2007 Volume 20 Pages 9-22
I refer to “a shrinking society” as a society where the size of population and/or economy is decreasing. In the first half of this paper, I discuss whether Japanese society is shrinking or not and whether a shrinking society is unexpected and unavoidable disaster for Japan or not.
The total population of Japan began to decrease in 2005. However, I do not think it is unexpected crisis. First, the total fertility rate has been below the replacement level since the 1970s. Second, it is estimated the future speed of decrease is not so fast. Third, many Japanese municipalities have already experienced the shrinking population.
It is thought that the population shrinking will result in economic decline. However, Japanese society can utilize the female labor force and we can also expect the increase of productivity in future.

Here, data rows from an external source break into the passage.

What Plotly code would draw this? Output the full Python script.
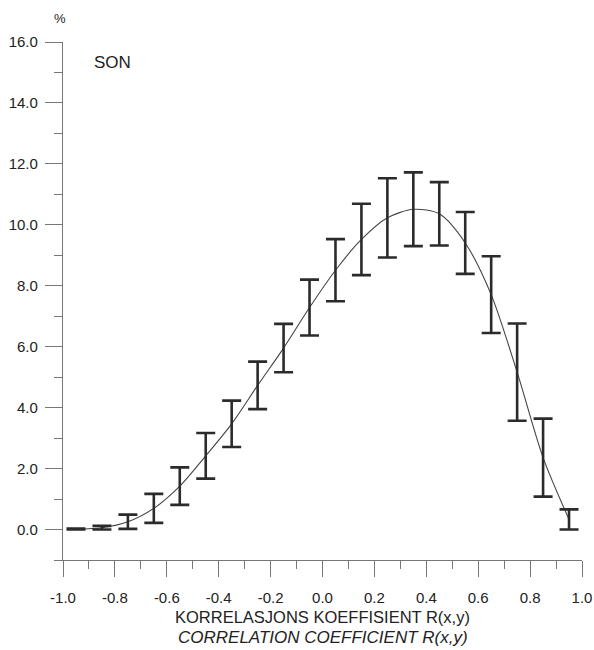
import plotly.graph_objects as go

# Data
r_centers = [-0.95, -0.85, -0.75, -0.65, -0.55, -0.45, -0.35, -0.25, -0.15, -0.05,
             0.05, 0.15, 0.25, 0.35, 0.45, 0.55, 0.65, 0.75, 0.85, 0.95]
upper = [0.03, 0.12, 0.49, 1.17, 2.04, 3.17, 4.23, 5.51, 6.75, 8.20,
         9.53, 10.69, 11.53, 11.72, 11.40, 10.42, 8.97, 6.76, 3.64, 0.66]
lower = [0.0, 0.0, 0.02, 0.22, 0.81, 1.67, 2.71, 3.95, 5.16, 6.37,
         7.49, 8.35, 8.93, 9.30, 9.32, 8.39, 6.45, 3.57, 1.08, 0.0]

x_tickvals = [-1.0, -0.8, -0.6, -0.4, -0.2, 0.0, 0.2, 0.4, 0.6, 0.8, 1.0]
x_ticktext = ["-1.0", "-0.8", "-0.6", "-0.4", "-0.2", "0.0", "0.2", "0.4", "0.6", "0.8", "1.0"]
y_tickvals = [0, 2, 4, 6, 8, 10, 12, 14, 16]
y_ticktext = ["0.0", "2.0", "4.0", "6.0", "8.0", "10.0", "12.0", "14.0", "16.0"]

mid = [(u + l) / 2 for u, l in zip(upper, lower)]
half = [(u - l) / 2 for u, l in zip(upper, lower)]

FONT = "Liberation Sans, Arial, sans-serif"
AX = "#777777"
TXT = "#222222"

fig = go.Figure()
fig.add_trace(go.Scatter(
    x=r_centers, y=mid, mode="lines",
    line=dict(color="#444444", width=1.1, shape="spline", smoothing=0.8),
    hoverinfo="skip", showlegend=False,
))
fig.add_trace(go.Scatter(
    x=r_centers, y=mid, mode="markers",
    marker=dict(size=1, color="rgba(0,0,0,0)"),
    error_y=dict(type="data", array=half, symmetric=True,
                 color="#2b2b2b", thickness=2.6, width=9.5),
    showlegend=False,
))

fig.update_layout(
    width=594, height=650, autosize=False,
    margin=dict(l=63, r=12, t=42, b=90),
    paper_bgcolor="white", plot_bgcolor="white",
    font=dict(family=FONT, size=15, color=TXT),
    xaxis=dict(
        range=[-1.0, 1.0], showgrid=False, zeroline=False, automargin=False,
        showline=True, linecolor=AX, linewidth=1.2,
        tickmode="array", tickvals=x_tickvals, ticktext=x_ticktext,
        ticks="outside", ticklen=16, tickcolor=AX, tickwidth=1.2,
        ticklabelstandoff=8,
        minor=dict(dtick=0.1, tick0=0, ticks="outside", ticklen=8,
                   tickcolor=AX, tickwidth=1.2),
        tickfont=dict(size=15, family=FONT, color=TXT),
    ),
    yaxis=dict(
        range=[-1.0, 16.0], showgrid=False, zeroline=False, automargin=False,
        showline=True, linecolor=AX, linewidth=1.2,
        tickmode="array", tickvals=y_tickvals, ticktext=y_ticktext,
        ticks="outside", ticklen=17, tickcolor=AX, tickwidth=1.2,
        ticklabelstandoff=4,
        minor=dict(dtick=1, tick0=0, ticks="outside", ticklen=8,
                   tickcolor=AX, tickwidth=1.2),
        tickfont=dict(size=15, family=FONT, color=TXT),
    ),
    annotations=[
        dict(text="%", xref="paper", yref="paper", x=-0.006, y=1.0, yshift=24,
             showarrow=False, font=dict(size=13, family=FONT, color=TXT),
             xanchor="center", yanchor="middle"),
        dict(text="SON", xref="x", yref="y", x=-0.81, y=15.34,
             showarrow=False, font=dict(size=17, family=FONT, color=TXT),
             xanchor="center", yanchor="middle"),
        dict(text="KORRELASJONS KOEFFISIENT R(x,y)", xref="paper", yref="paper",
             x=0.5, y=0, yshift=-57, showarrow=False,
             font=dict(size=16.5, family=FONT, color=TXT),
             xanchor="center", yanchor="middle"),
        dict(text="<i>CORRELATION COEFFICIENT R(x,y)</i>", xref="paper", yref="paper",
             x=0.5, y=0, yshift=-77, showarrow=False,
             font=dict(size=17, family=FONT, color=TXT),
             xanchor="center", yanchor="middle"),
    ],
)

fig.write_html("out.html", config={"displayModeBar": False},
               post_script="document.body.style.margin='0';")
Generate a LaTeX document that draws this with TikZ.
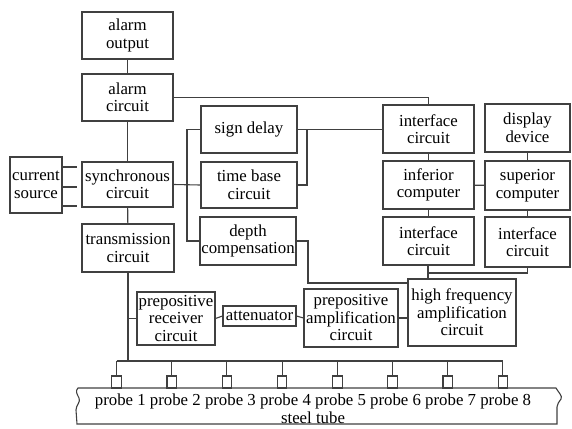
\documentclass[tikz,border=0pt]{standalone}
\usepackage{fontspec}
\setmainfont{Liberation Serif}
\usetikzlibrary{positioning}

\tikzstyle{block} = [draw=black!75,line width=1.1pt,rectangle,align=center,inner sep=0pt,font=\fontsize{16.8}{17.5}\selectfont]
\tikzstyle{wire} = [draw=black!75,line width=1.1pt]
\tikzstyle{probebox} = [draw=black!75,line width=1.1pt,rectangle,minimum width=9.5pt,minimum height=12pt,inner sep=0pt]

\begin{document}
\begin{tikzpicture}[x=1pt,y=-1pt]
	\useasboundingbox (0,0) rectangle (572,428);

	% left column
	\node[block,minimum width=91pt,minimum height=47pt] (aout) at (127.5,35.5) {alarm\\output};
	\node[block,minimum width=91pt,minimum height=47pt] (acirc) at (127.5,97.5) {alarm\\circuit};
	\node[block,minimum width=91pt,minimum height=45pt] (sync) at (127.5,184.5) {synchronous\\circuit};
	\node[block,minimum width=92pt,minimum height=48pt] (trans) at (128,248) {transmission\\circuit};
	\node[block,minimum width=52pt,minimum height=56pt] (cur) at (36,185) {current\\source};

	% middle column
	\node[block,minimum width=96pt,minimum height=47pt] (sdelay) at (249,129.5) {sign delay};
	\node[block,minimum width=96pt,minimum height=46pt] (tbase) at (249,185) {time base\\circuit};
	\node[block,minimum width=96pt,minimum height=48pt] (depth) at (248,241) {depth\\compensation};

	% computer side
	\node[block,minimum width=91pt,minimum height=48pt] (ifca) at (428.5,129) {interface\\circuit};
	\node[block,minimum width=85pt,minimum height=48pt] (disp) at (527.5,128) {display\\device};
	\node[block,minimum width=91pt,minimum height=48pt] (inf) at (428.5,185) {inferior\\computer};
	\node[block,minimum width=85pt,minimum height=49pt] (sup) at (527.5,185.5) {superior\\computer};
	\node[block,minimum width=91pt,minimum height=48pt] (ifcb) at (428.5,241) {interface\\circuit};
	\node[block,minimum width=85pt,minimum height=50pt] (ifcc) at (527.5,242) {interface\\circuit};

	% receiving chain
	\node[block,minimum width=78pt,minimum height=53pt] (recv) at (176,318.5) {prepositive\\receiver\\circuit};
	\node[block,minimum width=73pt,minimum height=20pt] (atten) at (259.5,316) {attenuator};
	\node[block,minimum width=94pt,minimum height=58pt] (pamp) at (351,318) {prepositive\\amplification\\circuit};
	\node[block,minimum width=108pt,minimum height=67pt] (hf) at (462,312.5) {high frequency\\amplification\\circuit};

	% junction points
	\coordinate (busx) at (187,185);
	\coordinate (jt) at (307,129.5);
	\coordinate (jd) at (308,283);
	\coordinate (jh) at (428,273);
	\coordinate (bus) at (128,361);

	\draw[wire] (aout) -- (acirc);
	\draw[wire] (acirc) -- (sync);
	\draw[wire] (sync) -- (trans);
	\draw[wire] (acirc.east) -| (ifca.north);
	\draw[wire] (sync.east) -- (tbase.west);
	\draw[wire] (sdelay.west) -| (busx) |- (depth.west);
	\draw[wire] (sdelay.east) -- (sdelay.east -| ifca.west);
	\draw[wire] (tbase.east) -| (jt);
	\draw[wire] (ifca) -- (inf);
	\draw[wire] (disp) -- (sup);
	\draw[wire] (inf) -- (sup);
	\draw[wire] (inf) -- (ifcb);
	\draw[wire] (sup) -- (ifcc);
	\draw[wire] (ifcb.south -| jh) -- (jh |- hf.north);
	\draw[wire] (ifcc.south) |- (jh);
	\draw[wire] (depth.east) -| (jd) -- (jd -| hf.west);
	\draw[wire] (recv.west) -- (recv.west -| trans.south);
	\draw[wire] (recv.east) -- (atten.west);
	\draw[wire] (atten.east) -- (pamp.west);
	\draw[wire] (pamp.east) -- (pamp.east -| hf.west);
	\draw[wire] (trans.south) -- (bus);

	% current source outputs
	\foreach \y in {167,187,206} {
		\coordinate (c\y) at (77,\y);
		\draw[wire] (cur.east |- c\y) -- (c\y);
		\draw[black!75,line width=2.2pt] (c\y) ++(-10,0) -- (c\y);
	}

	% probes
	\foreach \i in {1,...,8} {
		\node[probebox] (p\i) at ({116.5+55.2*(\i-1)},382) {};
		\draw[wire] (p\i.north) -- (p\i.north |- bus);
	}
	\draw[wire] (p1.north |- bus) -- (p8.north |- bus);

	% steel tube
	\draw[wire] (78,388) -- (556,388) .. controls (558,392) and (563,396) .. (561,399) .. controls (559,402) and (557,404) .. (557,407) -- (557,424) -- (77,424) -- (76,410) .. controls (76,405) and (81,402) .. (79,398) .. controls (77,394) and (75,391) .. cycle;
	\node[align=center,inner sep=0pt,font=\fontsize{16.8}{18}\selectfont] (tube) at (313,409) {probe 1 probe 2 probe 3 probe 4 probe 5 probe 6 probe 7 probe 8\\steel tube};
\end{tikzpicture}
\end{document}
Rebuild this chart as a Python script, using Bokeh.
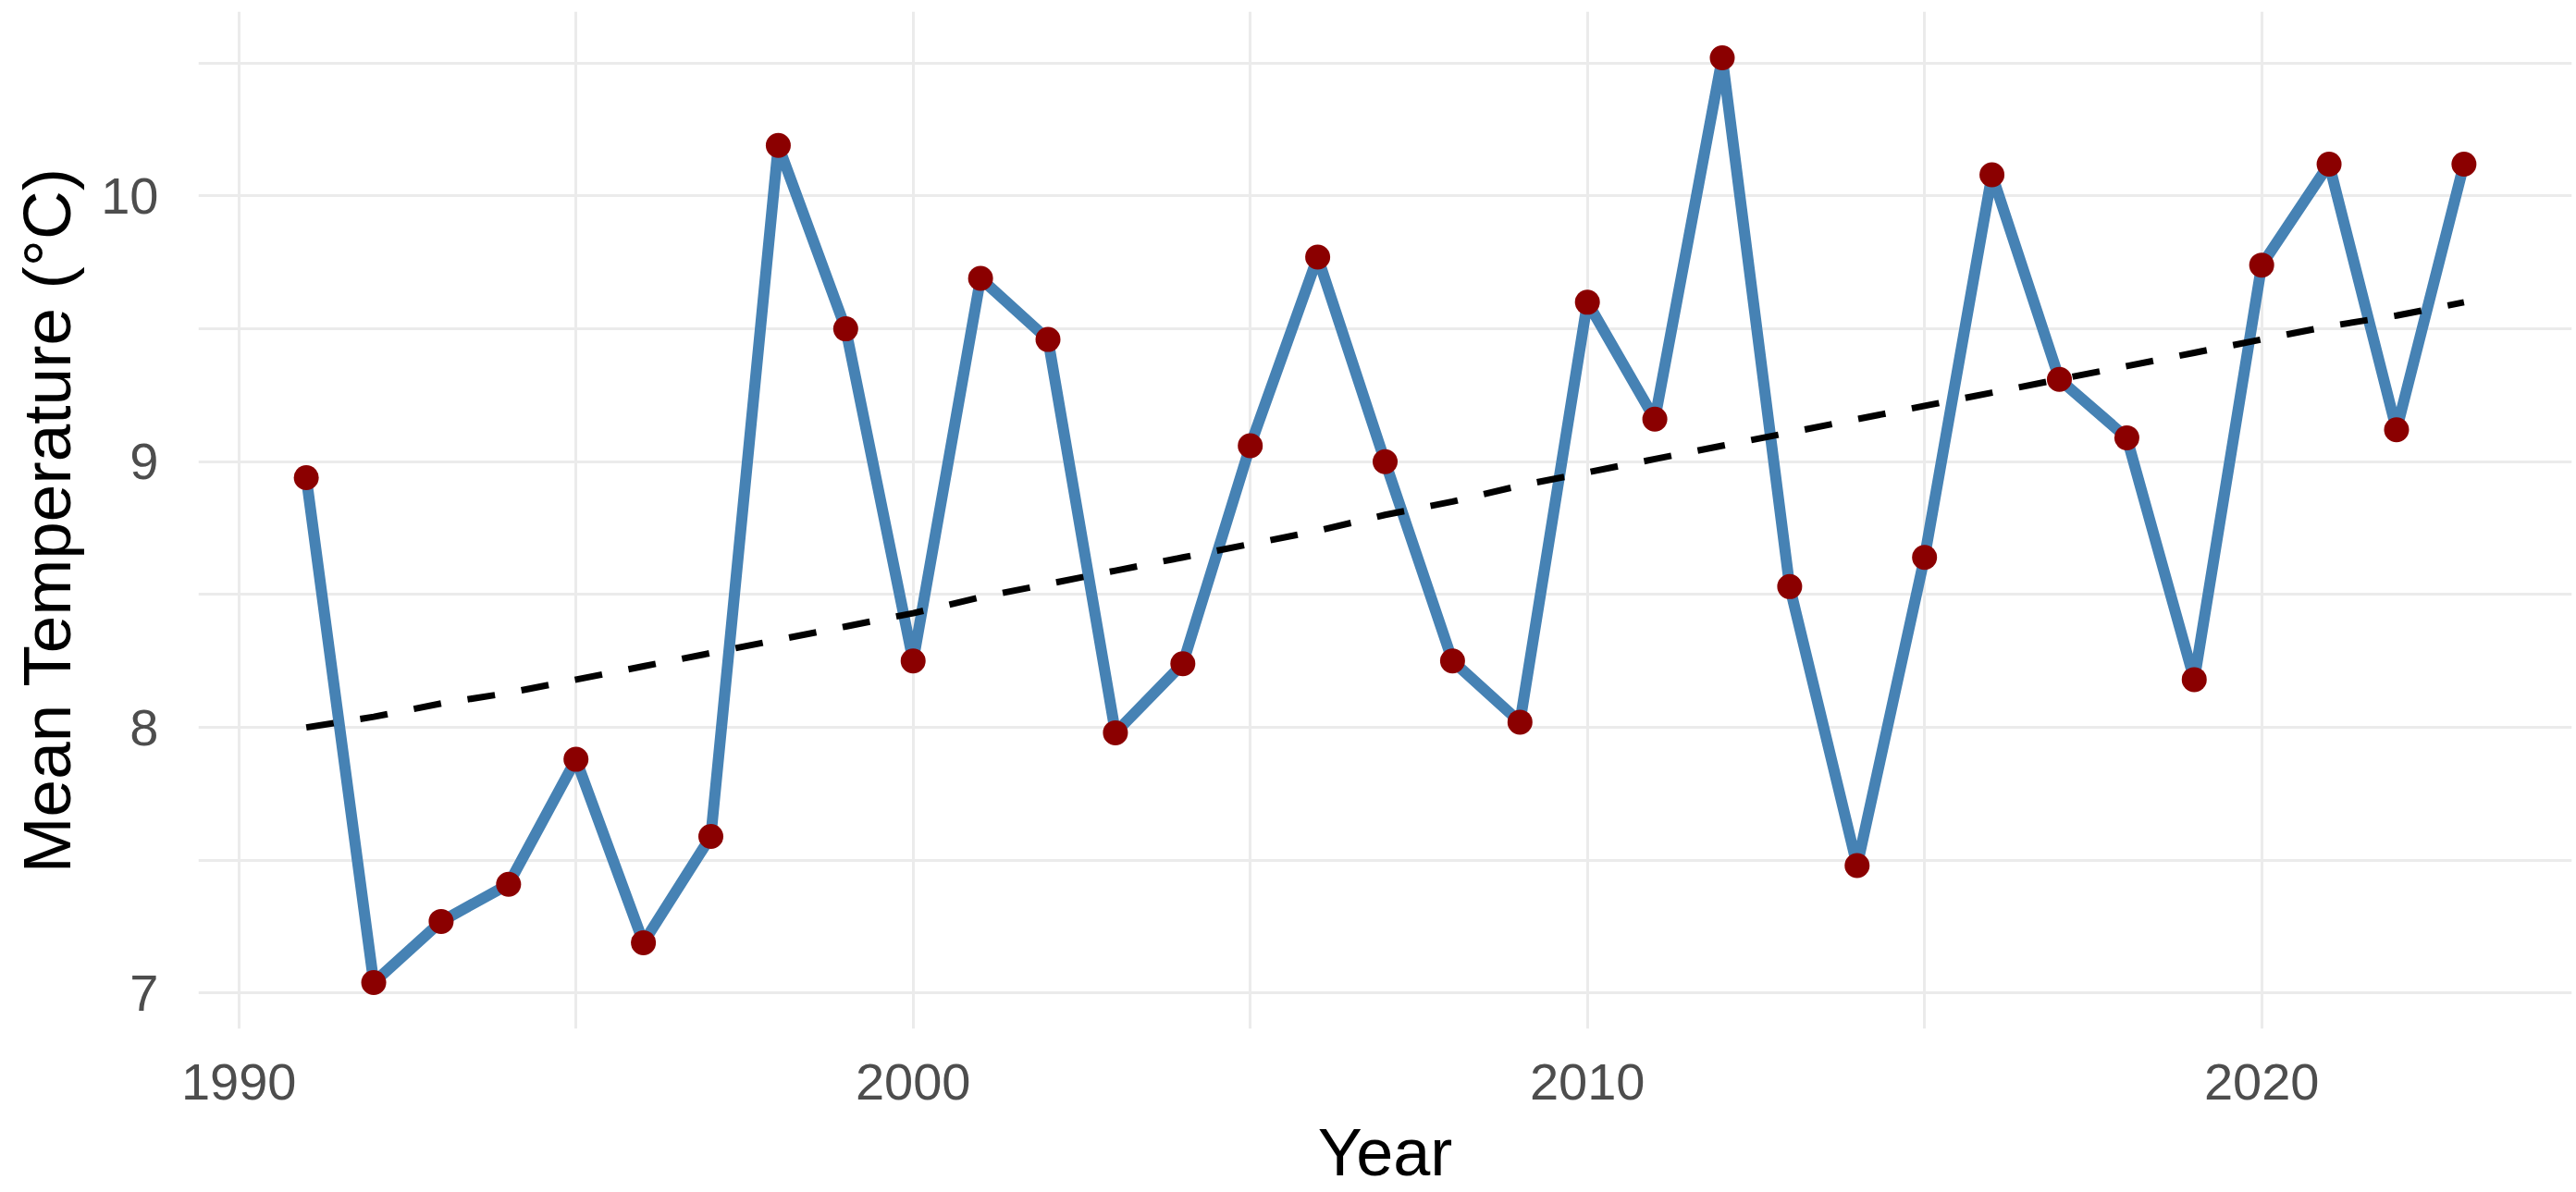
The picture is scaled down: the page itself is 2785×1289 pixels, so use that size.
from bokeh.plotting import figure
from bokeh.models import FixedTicker, Range1d, ColumnDataSource
from bokeh.embed import file_html
from bokeh.resources import INLINE

# Annual mean temperature series
years = list(range(1991, 2024))
mean_temp = [8.94, 7.04, 7.27, 7.41, 7.88, 7.19, 7.59, 10.19, 9.50, 8.25,
             9.69, 9.46, 7.98, 8.24, 9.06, 9.77, 9.00, 8.25, 8.02, 9.60,
             9.16, 10.52, 8.53, 7.48, 8.64, 10.08, 9.31, 9.09, 8.18, 9.74,
             10.12, 9.12, 10.12]
# Smoothed trend through the series
trend = [8.00, 8.04, 8.09, 8.13, 8.18, 8.23, 8.28, 8.33, 8.38, 8.43,
         8.49, 8.54, 8.59, 8.64, 8.69, 8.74, 8.80, 8.85, 8.91, 8.96,
         9.01, 9.06, 9.11, 9.16, 9.21, 9.26, 9.31, 9.36, 9.41, 9.46,
         9.51, 9.55, 9.60]

x_ticks = [1990, 2000, 2010, 2020]
x_minor = [1995, 2005, 2015]
y_ticks = [7, 8, 9, 10]
y_minor = [7.5, 8.5, 9.5, 10.5]

src = ColumnDataSource(dict(year=years, temp=mean_temp, trend=trend))

# 5% padding around the data on both axes
x_lo, x_hi = min(years), max(years)
x_pad = 0.05 * (x_hi - x_lo)
all_y = mean_temp + trend
y_lo, y_hi = min(all_y), max(all_y)
y_pad = 0.05 * (y_hi - y_lo)

FONT = "Liberation Sans"
GRID = "#EBEBEB"

p = figure(width=2785, height=1289, output_backend="svg", toolbar_location=None,
           x_range=Range1d(x_lo - x_pad, x_hi + x_pad),
           y_range=Range1d(y_lo - y_pad, y_hi + y_pad),
           min_border_left=214, min_border_right=5,
           min_border_top=12, min_border_bottom=177)
p.outline_line_color = None
p.background_fill_color = "white"
p.border_fill_color = "white"

p.line("year", "temp", source=src, line_color="#4682B4", line_width=12,
       line_join="round")
p.scatter("year", "temp", source=src, size=27, fill_color="#8B0000",
          line_color=None)
p.line("year", "trend", source=src, line_color="black", line_width=7,
       line_dash="30 29")

p.xaxis.ticker = FixedTicker(ticks=x_ticks, minor_ticks=x_minor)
p.yaxis.ticker = FixedTicker(ticks=y_ticks, minor_ticks=y_minor)

for ax in (p.xaxis[0], p.yaxis[0]):
    ax.axis_line_color = None
    ax.major_tick_line_color = None
    ax.minor_tick_line_color = None
    ax.major_label_text_font = FONT
    ax.major_label_text_color = "#4D4D4D"
    ax.axis_label_text_font = FONT
    ax.axis_label_text_color = "black"
    ax.axis_label_text_font_style = "normal"

p.xaxis.axis_label = "Year"
p.xaxis.major_label_text_font_size = "56px"
p.xaxis.axis_label_text_font_size = "72px"
p.xaxis.major_label_standoff = 32
p.xaxis.axis_label_standoff = 14

p.yaxis.axis_label = "Mean Temperature (°C)"
p.yaxis.major_label_text_font_size = "56px"
p.yaxis.axis_label_text_font_size = "73px"
p.yaxis.major_label_standoff = 37
p.yaxis.axis_label_standoff = 15

for g in (p.xgrid[0], p.ygrid[0]):
    g.grid_line_color = GRID
    g.grid_line_width = 3
    g.minor_grid_line_color = GRID
    g.minor_grid_line_width = 3

open("out.html", "w").write(file_html(p, INLINE))
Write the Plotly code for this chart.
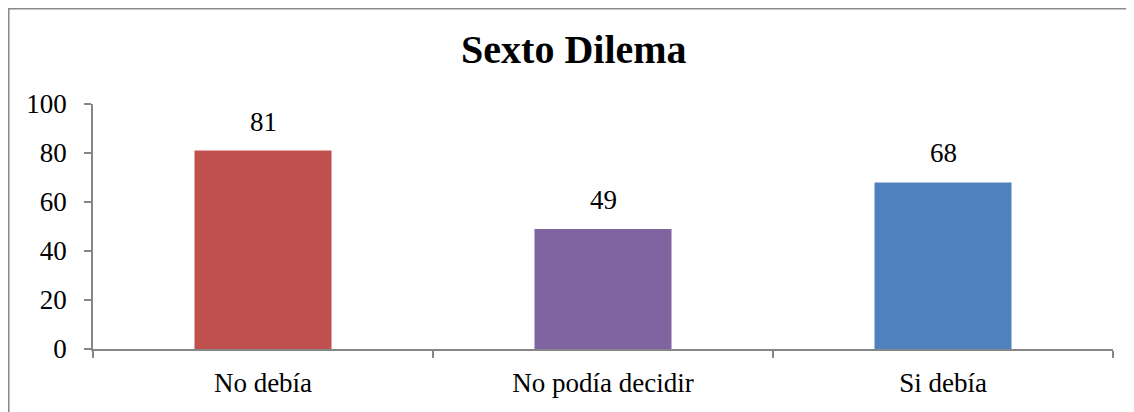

In the latter half of this paper, I will discuss the relation between sociology and social welfare in “a shrinking society”. The study of social welfare in Japan has several characteristics. First, there is the dichotomy of policy and practice that means social work. Second, the practice takes precedence over all other things. Third, genba that means those who are doing the actual work has priority. Fourth, it is classifiedaccording to the category of clients. In the study of social welfare, chiiki-fukushi, community-based welfare is closely related to sociology, especially community studies. Recently chiiki-fukushi has become the mainstream in the world of social welfare in Japan because of social changes.
Sociology can contribute to both policy and practice of chiiki-fukushi by theoretical elaboration of the concept of community. Empirical researches of sociology, for example, social support, social capital, citizen participation and so on, can also contribute to the practice of chiiki-fukushi. It is expected that they will provide evidences for policy-making of chiiki-fukushi.